Erneut kippte Lauterbach Wasser in den Wein: Die EU helfe der ukrainischen Wirtschaft mit dem Assoziierungsabkommen gar nicht. In der EU gebe es kein Interesse an neuen wirtschaftlichen Konkurrenten. So wird es keine EU-Wirtschaftshilfe für die potenziell leistungsstarke ukrainische Landwirtschaft oder den Flugzeugbau (Antonow-Werke) geben, sagte der in Polen lebende Korrespondent.
Der entwickelte Teil der ukrainischen Wirtschaft lebte bislang vom Handel mit Russland. Für das Abkommen mit der EU hätte Janukowitsch diesen Teil "in die Tonne treten" müssen. "Das wäre politischer Selbstmord gewesen." Deswegen wollte er nicht unterschreiben. Das "Entweder Assoziierung oder Zollunion" der EU habe zur Eskalation beigetragen - genau wie die unkritische Unterstützung des Maidan durch westliche Politiker.
Anklagebank statt Podium?
In der Fragerunde des Plenums kam es durch die große Mehrheit der Fragesteller zu scharfer Kritik an Klitschko.
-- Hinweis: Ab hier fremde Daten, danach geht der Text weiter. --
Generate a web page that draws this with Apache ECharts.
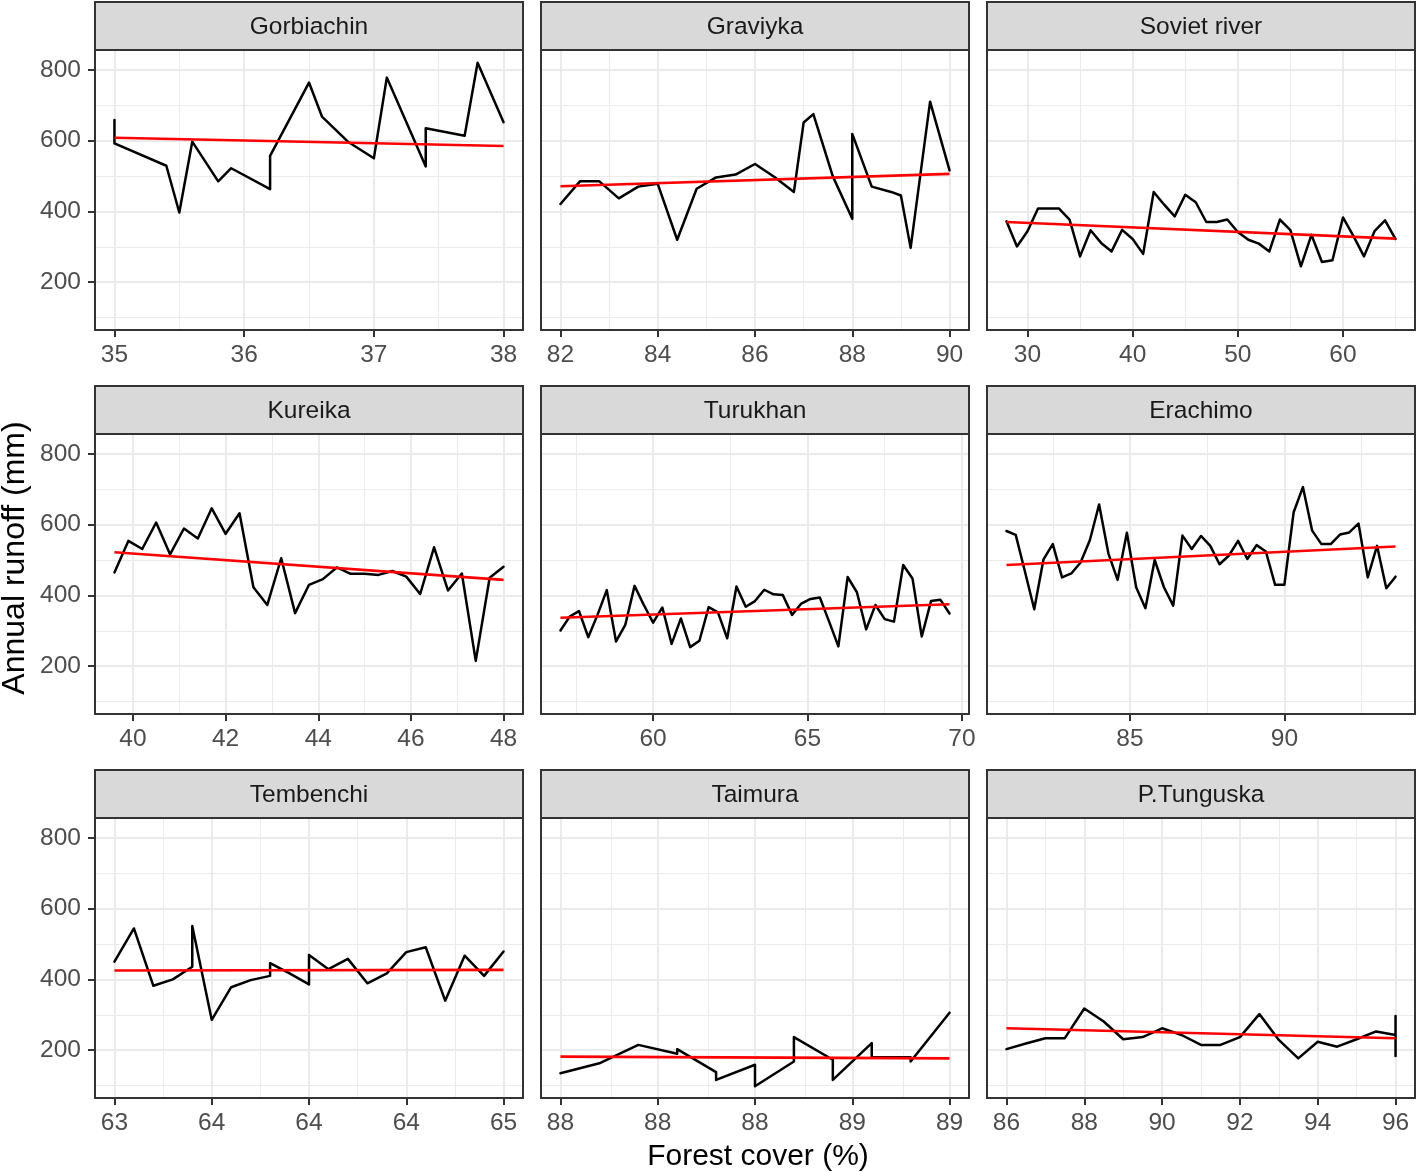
<!DOCTYPE html>
<html>
<head>
<meta charset="utf-8">
<script src="https://cdn.jsdelivr.net/npm/echarts@6/dist/echarts.min.js"></script>
<style>
html,body{margin:0;padding:0;background:#ffffff;}
#chart{width:1418px;height:1172px;}
</style>
</head>
<body>
<div id="chart"></div>
<script>
// ---------- DATA ----------
const panelNames = ["Gorbiachin", "Graviyka", "Soviet river", "Kureika", "Turukhan", "Erachimo", "Tembenchi", "Taimura", "P.Tunguska"];

const gorbiachinX = [35, 35, 35.4, 35.5, 35.6, 35.8, 35.9, 36.2, 36.2, 36.5, 36.6, 36.8, 37.0, 37.1, 37.4, 37.4, 37.7, 37.8, 38.0];
const gorbiachinY = [658, 592, 529, 397, 597, 485, 522, 463, 557, 764, 668, 597, 550, 778, 527, 635, 614, 820, 652];

const graviykaX = [82.0, 82.4, 82.8, 83.2, 83.6, 84.0, 84.4, 84.8, 85.2, 85.6, 86.0, 86.4, 86.8, 87.0, 87.2, 87.6, 88.0, 88.0, 88.4, 88.8, 89.0, 89.2, 89.6, 90.0];
const graviykaY = [421, 485, 485, 437, 470, 478, 320, 464, 496, 504, 534, 497, 455, 651, 675, 499, 379, 619, 470, 455, 445, 297, 710, 516];

const sovietX = [28, 29, 30, 31, 32, 33, 34, 35, 36, 37, 38, 39, 40, 41, 42, 43, 44, 45, 46, 47, 48, 49, 50, 51, 52, 53, 54, 55, 56, 57, 58, 59, 60, 61, 62, 63, 64, 65];
const sovietY = [372, 301, 344, 408, 408, 408, 377, 273, 347, 311, 287, 348, 322, 280, 455, 419, 386, 447, 426, 370, 370, 377, 342, 320, 309, 287, 377, 347, 245, 334, 257, 262, 383, 330, 273, 344, 375, 322];

const kureikaX = [39.6, 39.9, 40.2, 40.5, 40.8, 41.1, 41.4, 41.7, 42.0, 42.3, 42.6, 42.9, 43.2, 43.5, 43.8, 44.1, 44.4, 44.7, 45.0, 45.3, 45.6, 45.9, 46.2, 46.5, 46.8, 47.1, 47.4, 47.7, 48.0];
const kureikaY = [465, 554, 531, 606, 516, 589, 561, 646, 574, 632, 423, 373, 505, 350, 430, 446, 479, 461, 461, 458, 469, 453, 404, 536, 414, 462, 215, 450, 481];

const turukhanX = [57.0, 57.3, 57.6, 57.9, 58.2, 58.5, 58.8, 59.1, 59.4, 59.7, 60.0, 60.3, 60.6, 60.9, 61.2, 61.5, 61.8, 62.1, 62.4, 62.7, 63.0, 63.3, 63.6, 63.9, 64.2, 64.5, 64.8, 65.1, 65.4, 65.7, 66.0, 66.3, 66.6, 66.9, 67.2, 67.5, 67.8, 68.1, 68.4, 68.7, 69.0, 69.3, 69.6];
const turukhanY = [301, 340, 356, 282, 345, 415, 270, 317, 427, 373, 323, 366, 263, 335, 254, 272, 367, 352, 279, 425, 368, 384, 416, 403, 401, 345, 377, 390, 394, 326, 256, 452, 409, 304, 373, 333, 326, 486, 448, 284, 384, 388, 349];

const erachimoX = [81.0, 81.3, 81.6, 81.9, 82.2, 82.5, 82.8, 83.1, 83.4, 83.7, 84.0, 84.3, 84.6, 84.9, 85.2, 85.5, 85.8, 86.1, 86.4, 86.7, 87.0, 87.3, 87.6, 87.9, 88.2, 88.5, 88.8, 89.1, 89.4, 89.7, 90.0, 90.3, 90.6, 90.9, 91.2, 91.5, 91.8, 92.1, 92.4, 92.7, 93.0, 93.3, 93.6];
const erachimoY = [582, 571, 467, 361, 502, 545, 451, 462, 493, 556, 657, 519, 444, 577, 423, 364, 500, 423, 371, 569, 531, 568, 540, 488, 512, 554, 503, 542, 524, 430, 430, 635, 706, 583, 545, 545, 572, 578, 603, 451, 540, 420, 453];

const tembenchiX = [63.0, 63.1, 63.2, 63.3, 63.4, 63.4, 63.5, 63.6, 63.7, 63.8, 63.8, 63.9, 64.0, 64.0, 64.1, 64.2, 64.3, 64.4, 64.5, 64.6, 64.7, 64.8, 64.9, 65.0];
const tembenchiY = [450, 544, 382, 400, 436, 551, 286, 378, 398, 410, 446, 417, 386, 469, 429, 458, 389, 417, 477, 491, 340, 467, 410, 479];

const taimuraX = [88.0, 88.1, 88.2, 88.3, 88.3, 88.4, 88.4, 88.5, 88.5, 88.6, 88.6, 88.7, 88.7, 88.8, 88.8, 88.9, 88.9, 89.0];
const taimuraY = [135, 163, 215, 190, 203, 138, 116, 159, 98, 168, 237, 173, 116, 220, 180, 180, 168, 306];

const tunguskaX = [86.0, 86.5, 87.0, 87.5, 88.0, 88.5, 89.0, 89.5, 90.0, 90.5, 91.0, 91.5, 92.0, 92.5, 93.0, 93.5, 94.0, 94.5, 95.0, 95.5, 96.0, 96.0, 96.0];
const tunguskaY = [203, 219, 234, 234, 318, 281, 231, 237, 262, 243, 215, 215, 237, 302, 229, 177, 224, 210, 231, 253, 243, 297, 184];

// linear-fit (red) line values at the first and last forest-cover value of each panel
const trendStart = [608, 471, 370, 522, 337, 486, 425, 182, 262];
const trendEnd   = [585, 506, 323, 444, 375, 538, 427, 177, 234];

// x tick values / labels / minor grid per panel
const gorbiachinTicks = [35, 36, 37, 38];           const gorbiachinTickLabels = ["35", "36", "37", "38"];
const graviykaTicks = [82, 84, 86, 88, 90];          const graviykaTickLabels = ["82", "84", "86", "88", "90"];
const sovietTicks = [30, 40, 50, 60];                const sovietTickLabels = ["30", "40", "50", "60"];
const kureikaTicks = [40, 42, 44, 46, 48];           const kureikaTickLabels = ["40", "42", "44", "46", "48"];
const turukhanTicks = [60, 65, 70];                  const turukhanTickLabels = ["60", "65", "70"];
const erachimoTicks = [85, 90];                      const erachimoTickLabels = ["85", "90"];
const tembenchiTicks = [63, 63.5, 64, 64.5, 65];     const tembenchiTickLabels = ["63", "64", "64", "64", "65"];
const taimuraTicks = [88, 88.25, 88.5, 88.75, 89];   const taimuraTickLabels = ["88", "88", "88", "89", "89"];
const tunguskaTicks = [86, 88, 90, 92, 94, 96];      const tunguskaTickLabels = ["86", "88", "90", "92", "94", "96"];

const gorbiachinMinor = [35.5, 36.5, 37.5];
const graviykaMinor = [83, 85, 87, 89];
const sovietMinor = [35, 45, 55, 65];
const kureikaMinor = [41, 43, 45, 47];
const turukhanMinor = [57.5, 62.5, 67.5];
const erachimoMinor = [82.5, 87.5, 92.5];
const tembenchiMinor = [63.25, 63.75, 64.25, 64.75];
const taimuraMinor = [88.125, 88.375, 88.625, 88.875];
const tunguskaMinor = [87, 89, 91, 93, 95];

const yTicks = [200, 400, 600, 800];
const yTickLabels = ["200", "400", "600", "800"];
const yMinor = [100, 300, 500, 700];

// ---------- LAYOUT ----------
const colLeft = [95, 541, 987];
const rowTop = [50, 434, 818];
const W = 428, H = 280, stripH = 48;
const Y_MIN = 65, Y_MAX = 856;
const FONT = '"Liberation Sans", Arial, Helvetica, sans-serif';

const panels = [
  {x: gorbiachinX, y: gorbiachinY, t: gorbiachinTicks, l: gorbiachinTickLabels, m: gorbiachinMinor},
  {x: graviykaX, y: graviykaY, t: graviykaTicks, l: graviykaTickLabels, m: graviykaMinor},
  {x: sovietX, y: sovietY, t: sovietTicks, l: sovietTickLabels, m: sovietMinor},
  {x: kureikaX, y: kureikaY, t: kureikaTicks, l: kureikaTickLabels, m: kureikaMinor},
  {x: turukhanX, y: turukhanY, t: turukhanTicks, l: turukhanTickLabels, m: turukhanMinor},
  {x: erachimoX, y: erachimoY, t: erachimoTicks, l: erachimoTickLabels, m: erachimoMinor},
  {x: tembenchiX, y: tembenchiY, t: tembenchiTicks, l: tembenchiTickLabels, m: tembenchiMinor},
  {x: taimuraX, y: taimuraY, t: taimuraTicks, l: taimuraTickLabels, m: taimuraMinor},
  {x: tunguskaX, y: tunguskaY, t: tunguskaTicks, l: tunguskaTickLabels, m: tunguskaMinor}
];

const grids = [], xAxes = [], yAxes = [], series = [], graphics = [];
const GRID_COLOR = '#ebebeb';

panels.forEach((p, i) => {
  const r = Math.floor(i / 3), c = i % 3;
  const left = colLeft[c], top = rowTop[r];
  grids.push({left: left, top: top, width: W, height: H, show: false});

  const xmin = Math.min(...p.x), xmax = Math.max(...p.x);
  const pad = (xmax - xmin) * 0.05;
  xAxes.push({
    type: 'value', gridIndex: i, min: xmin - pad, max: xmax + pad,
    axisLine: {show: false}, splitLine: {show: false}, minorSplitLine: {show: false},
    axisTick: {show: true, customValues: p.t, length: 7, lineStyle: {color: '#333333', width: 2}},
    axisLabel: {
      show: true, customValues: p.t, margin: 13, color: '#4d4d4d', fontSize: 24.5, fontFamily: FONT,
      hideOverlap: false, showMinLabel: true, showMaxLabel: true,
      formatter: function (v) {
        const k = p.t.findIndex(t => Math.abs(t - v) < 1e-7);
        return k >= 0 ? p.l[k] : '';
      }
    }
  });
  yAxes.push({
    type: 'value', gridIndex: i, min: Y_MIN, max: Y_MAX,
    axisLine: {show: false}, splitLine: {show: false},
    axisTick: {show: c === 0, customValues: yTicks, length: 7, lineStyle: {color: '#333333', width: 2}},
    axisLabel: {
      show: c === 0, customValues: yTicks, margin: 14, color: '#4d4d4d', fontSize: 24.5, fontFamily: FONT,
      hideOverlap: false, showMinLabel: true, showMaxLabel: true,
      formatter: function (v) {
        const k = yTicks.findIndex(t => Math.abs(t - v) < 1e-7);
        return k >= 0 ? yTickLabels[k] : '';
      }
    }
  });

  const gl = [];
  p.m.forEach(v => gl.push({xAxis: v, lineStyle: {color: GRID_COLOR, width: 1, type: 'solid'}}));
  yMinor.forEach(v => gl.push({yAxis: v, lineStyle: {color: GRID_COLOR, width: 1, type: 'solid'}}));
  p.t.forEach(v => gl.push({xAxis: v, lineStyle: {color: GRID_COLOR, width: 2, type: 'solid'}}));
  yTicks.forEach(v => gl.push({yAxis: v, lineStyle: {color: GRID_COLOR, width: 2, type: 'solid'}}));

  series.push({
    type: 'line', xAxisIndex: i, yAxisIndex: i, data: [], silent: true, z: 1, symbol: 'none',
    markLine: {
      silent: true, z: 1, symbol: ['none', 'none'], animation: false,
      label: {show: false}, emphasis: {disabled: true}, data: gl
    }
  });
  series.push({
    type: 'line', xAxisIndex: i, yAxisIndex: i, z: 3, symbol: 'none', showSymbol: false, silent: true,
    data: p.x.map((xv, k) => [xv, p.y[k]]),
    lineStyle: {color: '#000000', width: 2.5, cap: 'round', join: 'round'}
  });
  series.push({
    type: 'line', xAxisIndex: i, yAxisIndex: i, z: 4, symbol: 'none', showSymbol: false, silent: true,
    data: [[xmin, trendStart[i]], [xmax, trendEnd[i]]],
    lineStyle: {color: '#ff0000', width: 2.6}
  });

  // panel border + strip
  graphics.push({type: 'rect', silent: true, z: 100,
    shape: {x: left, y: top, width: W, height: H},
    style: {fill: 'none', stroke: '#333333', lineWidth: 2}});
  graphics.push({type: 'rect', silent: true, z: 100,
    shape: {x: left, y: top - stripH, width: W, height: stripH},
    style: {fill: '#d9d9d9', stroke: '#333333', lineWidth: 2}});
  graphics.push({type: 'text', silent: true, z: 101,
    x: left + W / 2, y: top - stripH / 2 + 1,
    style: {text: panelNames[i], fill: '#1a1a1a', font: '24.5px ' + FONT, align: 'center', verticalAlign: 'middle'}});
});

graphics.push({type: 'text', silent: true, z: 101, x: 758, y: 1157,
  style: {text: 'Forest cover (%)', fill: '#000000', font: '30px ' + FONT, align: 'center', verticalAlign: 'middle'}});
graphics.push({type: 'text', silent: true, z: 101, x: 15, y: 558, rotation: Math.PI / 2,
  style: {text: 'Annual runoff (mm)', fill: '#000000', font: '32px ' + FONT, align: 'center', verticalAlign: 'middle'}});

const chart = echarts.init(document.getElementById('chart'), null, {renderer: 'canvas'});
chart.setOption({
  animation: false,
  backgroundColor: '#ffffff',
  grid: grids,
  xAxis: xAxes,
  yAxis: yAxes,
  series: series,
  graphic: graphics
});
</script>
</body>
</html>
Er habe mit Faschisten zusammengearbeitet und einen Staatsstreich mitorganisiert. Der Maidan sei schwerer Landfriedensbruch gewesen. Für die Tausenden von Toten in der Ostukraine sei er mitverantwortlich. Klitschko gehöre nicht auf dieses Podium, sondern auf die Anklagebank eines Gerichts, sagte eine Frau. "Dies hier ist kein Tribunal", betonte der Moderator erneut.
Klitschko ging auf die Vorwürfe nicht ein. Die Adenauer-Stiftung finanziere seine Partei UDAR nicht, erklärte er immerhin auf Nachfrage. "Ich finanziere meine Partei selbst." Die Stiftung zeige den Parteimitgliedern in Seminaren jedoch, wie man eine Partei bzw. ein Land aufbaut. Er wolle auch keine Mauer zwischen Russland und der Ukraine bauen, antwortete Klitschko einer anderen Fragestellerin.
Nach den zahlreichen kritischen Fragen in der Schlussrunde, zeigten sich auch die Anhänger des Kiewer Bürgermeisters. Nach Ende der Debatte stürmten Dutzende Zuhörer zur Bühne, um Klitschkos Hand zu schütteln und sich Autogramme geben zu lassen.